### Given data
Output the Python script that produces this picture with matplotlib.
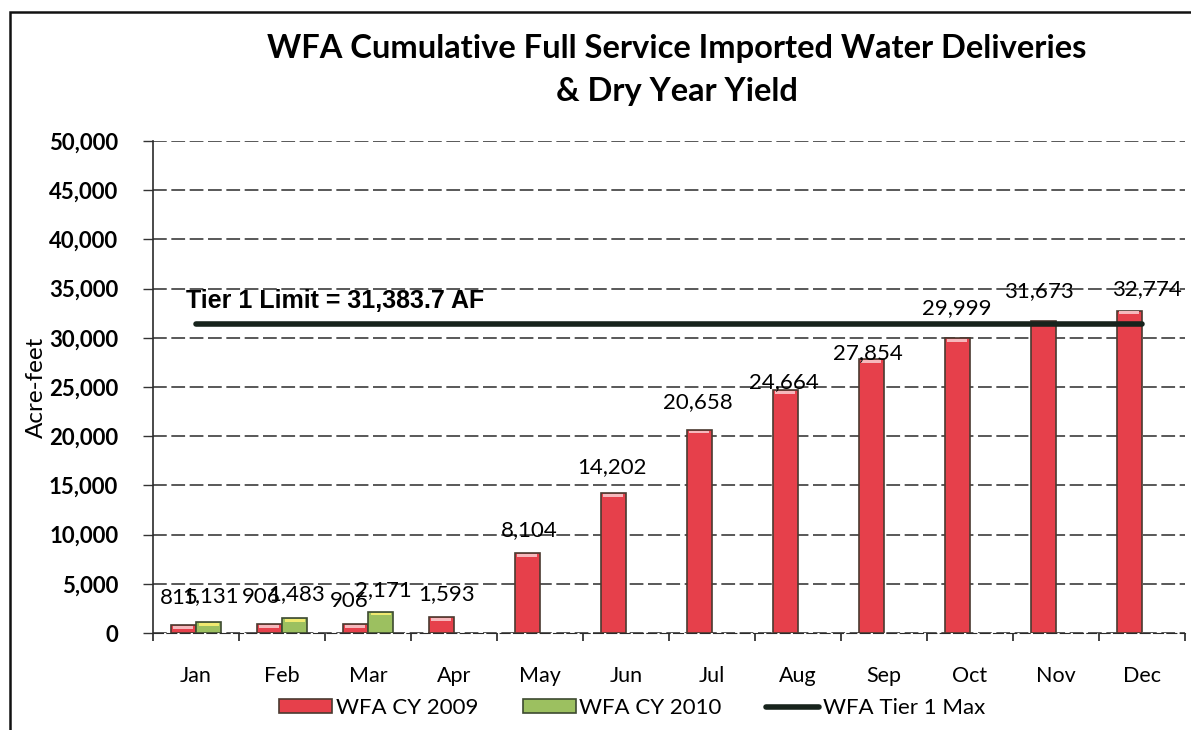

...

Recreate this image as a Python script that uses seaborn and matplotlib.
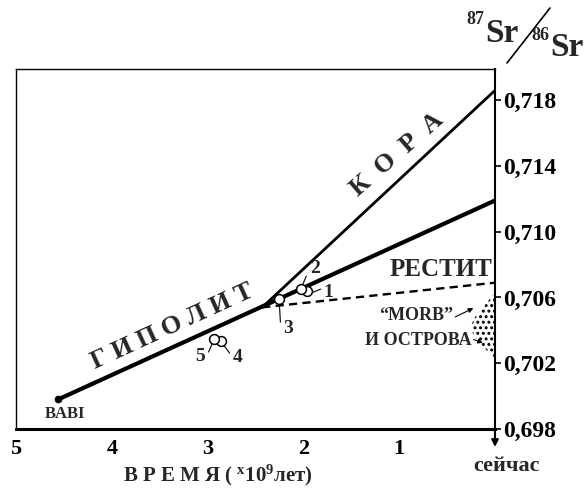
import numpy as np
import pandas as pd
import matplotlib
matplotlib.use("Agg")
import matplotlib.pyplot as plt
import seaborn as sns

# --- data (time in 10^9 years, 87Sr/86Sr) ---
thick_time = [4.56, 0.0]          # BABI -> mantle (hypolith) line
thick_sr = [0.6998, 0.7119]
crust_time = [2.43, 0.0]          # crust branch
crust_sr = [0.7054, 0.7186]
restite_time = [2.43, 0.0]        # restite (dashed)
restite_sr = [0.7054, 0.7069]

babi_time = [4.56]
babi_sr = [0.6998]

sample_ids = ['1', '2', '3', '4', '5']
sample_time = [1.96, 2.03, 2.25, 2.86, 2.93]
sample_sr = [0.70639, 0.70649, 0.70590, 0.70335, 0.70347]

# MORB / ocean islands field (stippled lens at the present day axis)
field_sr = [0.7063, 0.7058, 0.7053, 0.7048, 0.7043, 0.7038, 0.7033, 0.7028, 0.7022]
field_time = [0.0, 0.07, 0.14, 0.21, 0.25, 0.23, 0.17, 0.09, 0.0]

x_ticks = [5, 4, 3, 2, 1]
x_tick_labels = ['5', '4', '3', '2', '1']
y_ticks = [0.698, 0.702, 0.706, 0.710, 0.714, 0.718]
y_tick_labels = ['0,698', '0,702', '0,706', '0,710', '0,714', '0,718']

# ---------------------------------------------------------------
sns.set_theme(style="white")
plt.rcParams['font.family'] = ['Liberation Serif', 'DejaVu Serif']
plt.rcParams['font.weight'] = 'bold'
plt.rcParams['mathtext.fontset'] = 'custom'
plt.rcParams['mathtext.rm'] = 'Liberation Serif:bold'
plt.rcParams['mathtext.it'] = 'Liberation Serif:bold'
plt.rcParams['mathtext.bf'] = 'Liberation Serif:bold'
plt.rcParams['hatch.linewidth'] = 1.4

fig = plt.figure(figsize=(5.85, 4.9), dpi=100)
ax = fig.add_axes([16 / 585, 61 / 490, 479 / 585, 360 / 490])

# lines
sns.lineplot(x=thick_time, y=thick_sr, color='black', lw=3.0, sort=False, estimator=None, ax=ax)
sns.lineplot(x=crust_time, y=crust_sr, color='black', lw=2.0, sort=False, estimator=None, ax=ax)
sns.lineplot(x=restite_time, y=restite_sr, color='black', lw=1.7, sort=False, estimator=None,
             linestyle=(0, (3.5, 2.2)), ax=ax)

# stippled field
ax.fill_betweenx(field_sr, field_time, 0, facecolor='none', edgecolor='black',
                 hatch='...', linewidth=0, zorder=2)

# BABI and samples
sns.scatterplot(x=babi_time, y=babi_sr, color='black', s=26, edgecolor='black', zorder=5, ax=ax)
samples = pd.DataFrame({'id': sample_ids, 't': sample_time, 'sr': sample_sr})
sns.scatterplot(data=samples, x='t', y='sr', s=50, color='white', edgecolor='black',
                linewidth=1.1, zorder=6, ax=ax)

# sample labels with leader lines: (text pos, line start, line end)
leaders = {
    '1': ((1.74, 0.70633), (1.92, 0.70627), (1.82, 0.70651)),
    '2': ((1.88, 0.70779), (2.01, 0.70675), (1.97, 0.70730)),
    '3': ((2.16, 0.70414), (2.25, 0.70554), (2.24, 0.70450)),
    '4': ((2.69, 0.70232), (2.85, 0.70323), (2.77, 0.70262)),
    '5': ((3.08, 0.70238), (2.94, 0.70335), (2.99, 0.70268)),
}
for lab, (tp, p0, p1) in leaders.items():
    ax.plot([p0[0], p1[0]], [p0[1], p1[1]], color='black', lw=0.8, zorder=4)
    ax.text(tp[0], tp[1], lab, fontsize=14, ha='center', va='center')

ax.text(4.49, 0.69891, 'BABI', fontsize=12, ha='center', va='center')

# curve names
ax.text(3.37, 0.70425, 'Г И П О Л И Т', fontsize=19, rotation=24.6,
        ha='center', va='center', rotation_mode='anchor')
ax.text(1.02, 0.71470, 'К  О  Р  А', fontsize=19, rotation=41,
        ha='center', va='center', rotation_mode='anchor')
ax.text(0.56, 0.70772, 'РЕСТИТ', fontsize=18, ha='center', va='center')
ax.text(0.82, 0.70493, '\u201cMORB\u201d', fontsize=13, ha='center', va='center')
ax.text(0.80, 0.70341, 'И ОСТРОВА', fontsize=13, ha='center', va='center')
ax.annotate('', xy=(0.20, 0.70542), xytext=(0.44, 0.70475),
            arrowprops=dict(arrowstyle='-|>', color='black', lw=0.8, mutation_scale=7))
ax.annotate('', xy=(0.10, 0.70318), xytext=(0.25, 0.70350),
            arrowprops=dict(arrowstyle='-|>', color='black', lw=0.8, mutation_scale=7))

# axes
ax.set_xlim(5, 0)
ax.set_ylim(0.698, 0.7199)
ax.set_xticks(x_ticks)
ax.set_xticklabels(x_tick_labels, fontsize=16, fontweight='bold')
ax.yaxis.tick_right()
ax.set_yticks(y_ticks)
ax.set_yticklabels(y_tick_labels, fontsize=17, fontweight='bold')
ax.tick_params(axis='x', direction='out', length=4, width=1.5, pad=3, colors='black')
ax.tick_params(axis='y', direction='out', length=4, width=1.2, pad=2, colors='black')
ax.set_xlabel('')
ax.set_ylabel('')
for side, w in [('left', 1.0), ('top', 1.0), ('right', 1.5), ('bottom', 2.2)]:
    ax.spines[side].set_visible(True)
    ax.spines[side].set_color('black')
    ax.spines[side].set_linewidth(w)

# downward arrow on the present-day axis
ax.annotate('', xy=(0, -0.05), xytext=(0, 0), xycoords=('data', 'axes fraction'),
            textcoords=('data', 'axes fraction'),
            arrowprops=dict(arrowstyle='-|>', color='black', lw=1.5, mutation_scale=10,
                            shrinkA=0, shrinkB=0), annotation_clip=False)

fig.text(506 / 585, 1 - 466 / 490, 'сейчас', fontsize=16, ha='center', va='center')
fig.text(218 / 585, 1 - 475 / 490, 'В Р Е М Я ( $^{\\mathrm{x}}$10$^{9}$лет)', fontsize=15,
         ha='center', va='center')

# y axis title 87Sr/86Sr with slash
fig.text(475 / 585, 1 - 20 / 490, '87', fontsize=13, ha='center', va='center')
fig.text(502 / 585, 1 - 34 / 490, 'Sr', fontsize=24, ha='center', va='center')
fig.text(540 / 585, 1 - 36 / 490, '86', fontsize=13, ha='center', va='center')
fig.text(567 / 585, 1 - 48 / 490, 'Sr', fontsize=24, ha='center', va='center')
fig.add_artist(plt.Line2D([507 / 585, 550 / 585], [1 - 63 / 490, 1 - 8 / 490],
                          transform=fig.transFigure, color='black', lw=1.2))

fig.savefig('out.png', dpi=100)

...

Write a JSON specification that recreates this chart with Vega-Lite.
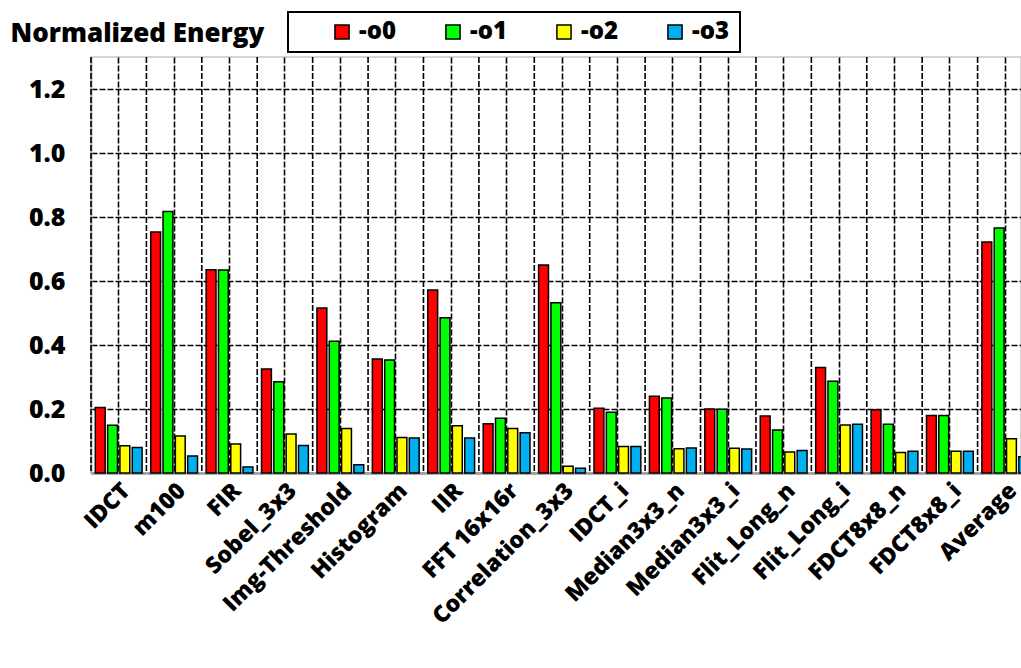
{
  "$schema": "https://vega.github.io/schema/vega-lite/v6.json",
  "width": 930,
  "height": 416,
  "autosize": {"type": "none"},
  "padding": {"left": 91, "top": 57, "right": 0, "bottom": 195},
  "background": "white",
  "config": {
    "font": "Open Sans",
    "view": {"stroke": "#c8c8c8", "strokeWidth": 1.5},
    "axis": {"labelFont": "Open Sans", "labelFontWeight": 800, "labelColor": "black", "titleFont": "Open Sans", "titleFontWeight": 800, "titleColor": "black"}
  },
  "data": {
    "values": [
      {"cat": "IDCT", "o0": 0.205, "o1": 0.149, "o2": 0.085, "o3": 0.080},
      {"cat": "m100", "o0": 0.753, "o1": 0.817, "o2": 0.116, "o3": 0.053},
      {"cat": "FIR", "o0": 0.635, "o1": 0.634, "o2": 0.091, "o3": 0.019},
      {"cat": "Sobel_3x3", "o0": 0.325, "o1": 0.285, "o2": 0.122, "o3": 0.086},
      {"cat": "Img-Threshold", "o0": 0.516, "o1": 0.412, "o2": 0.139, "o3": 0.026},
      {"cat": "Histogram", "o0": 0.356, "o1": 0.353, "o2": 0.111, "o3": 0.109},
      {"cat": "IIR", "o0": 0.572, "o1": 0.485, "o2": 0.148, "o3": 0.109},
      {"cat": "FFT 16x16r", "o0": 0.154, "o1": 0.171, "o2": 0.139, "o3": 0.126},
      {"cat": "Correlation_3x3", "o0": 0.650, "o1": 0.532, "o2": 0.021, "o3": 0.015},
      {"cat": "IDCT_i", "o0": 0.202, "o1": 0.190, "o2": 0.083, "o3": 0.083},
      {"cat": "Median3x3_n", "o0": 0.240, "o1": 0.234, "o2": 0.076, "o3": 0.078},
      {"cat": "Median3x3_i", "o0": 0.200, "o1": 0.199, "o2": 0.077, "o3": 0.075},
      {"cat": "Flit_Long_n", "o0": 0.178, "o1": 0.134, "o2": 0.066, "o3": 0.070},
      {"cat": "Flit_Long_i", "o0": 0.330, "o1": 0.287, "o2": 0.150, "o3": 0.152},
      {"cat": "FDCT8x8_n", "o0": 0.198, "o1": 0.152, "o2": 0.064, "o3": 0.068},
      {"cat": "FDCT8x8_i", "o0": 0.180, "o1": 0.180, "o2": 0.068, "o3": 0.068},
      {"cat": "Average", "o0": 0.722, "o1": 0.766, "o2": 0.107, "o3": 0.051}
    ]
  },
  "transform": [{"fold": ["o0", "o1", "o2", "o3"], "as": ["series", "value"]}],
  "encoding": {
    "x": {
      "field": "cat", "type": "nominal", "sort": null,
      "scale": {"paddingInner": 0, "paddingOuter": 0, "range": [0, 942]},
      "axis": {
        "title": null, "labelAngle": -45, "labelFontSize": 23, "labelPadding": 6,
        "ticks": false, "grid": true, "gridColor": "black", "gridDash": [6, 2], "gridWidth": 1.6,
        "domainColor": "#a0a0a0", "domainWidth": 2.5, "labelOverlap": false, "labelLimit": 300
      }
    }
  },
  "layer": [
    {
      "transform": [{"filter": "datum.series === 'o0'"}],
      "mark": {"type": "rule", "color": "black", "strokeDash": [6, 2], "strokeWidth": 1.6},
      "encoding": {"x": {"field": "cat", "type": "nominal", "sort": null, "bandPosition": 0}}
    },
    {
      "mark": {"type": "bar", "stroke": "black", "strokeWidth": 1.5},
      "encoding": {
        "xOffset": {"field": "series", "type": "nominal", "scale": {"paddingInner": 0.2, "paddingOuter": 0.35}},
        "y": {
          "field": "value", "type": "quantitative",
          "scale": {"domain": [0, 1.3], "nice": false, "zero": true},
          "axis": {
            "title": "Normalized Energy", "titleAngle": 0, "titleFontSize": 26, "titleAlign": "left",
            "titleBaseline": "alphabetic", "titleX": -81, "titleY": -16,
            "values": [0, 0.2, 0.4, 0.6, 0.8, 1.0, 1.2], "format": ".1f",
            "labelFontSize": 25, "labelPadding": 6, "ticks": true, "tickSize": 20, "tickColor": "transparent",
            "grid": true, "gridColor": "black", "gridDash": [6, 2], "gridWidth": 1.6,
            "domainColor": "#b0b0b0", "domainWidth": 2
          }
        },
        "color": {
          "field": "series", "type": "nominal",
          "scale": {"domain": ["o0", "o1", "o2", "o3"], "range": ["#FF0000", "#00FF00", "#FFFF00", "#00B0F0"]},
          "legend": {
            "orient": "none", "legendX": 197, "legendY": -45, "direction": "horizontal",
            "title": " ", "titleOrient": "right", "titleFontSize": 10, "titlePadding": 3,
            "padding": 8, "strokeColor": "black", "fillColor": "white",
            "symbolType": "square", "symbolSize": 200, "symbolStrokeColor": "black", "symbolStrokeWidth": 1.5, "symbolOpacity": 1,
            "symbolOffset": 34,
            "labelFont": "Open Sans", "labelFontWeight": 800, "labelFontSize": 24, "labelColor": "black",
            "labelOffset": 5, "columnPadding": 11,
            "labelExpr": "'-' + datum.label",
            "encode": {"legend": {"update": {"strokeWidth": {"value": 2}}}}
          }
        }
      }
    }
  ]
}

### Problem to solve
Copy down every line of the entries containing the word "with".

### Solution to this task
Output the Python script that produces this picture with matplotlib.
# sample labels with leader lines: (text pos, line start, line end)
# y axis title 87Sr/86Sr with slash
Write a JSON specification that recreates this chart with Vega-Lite.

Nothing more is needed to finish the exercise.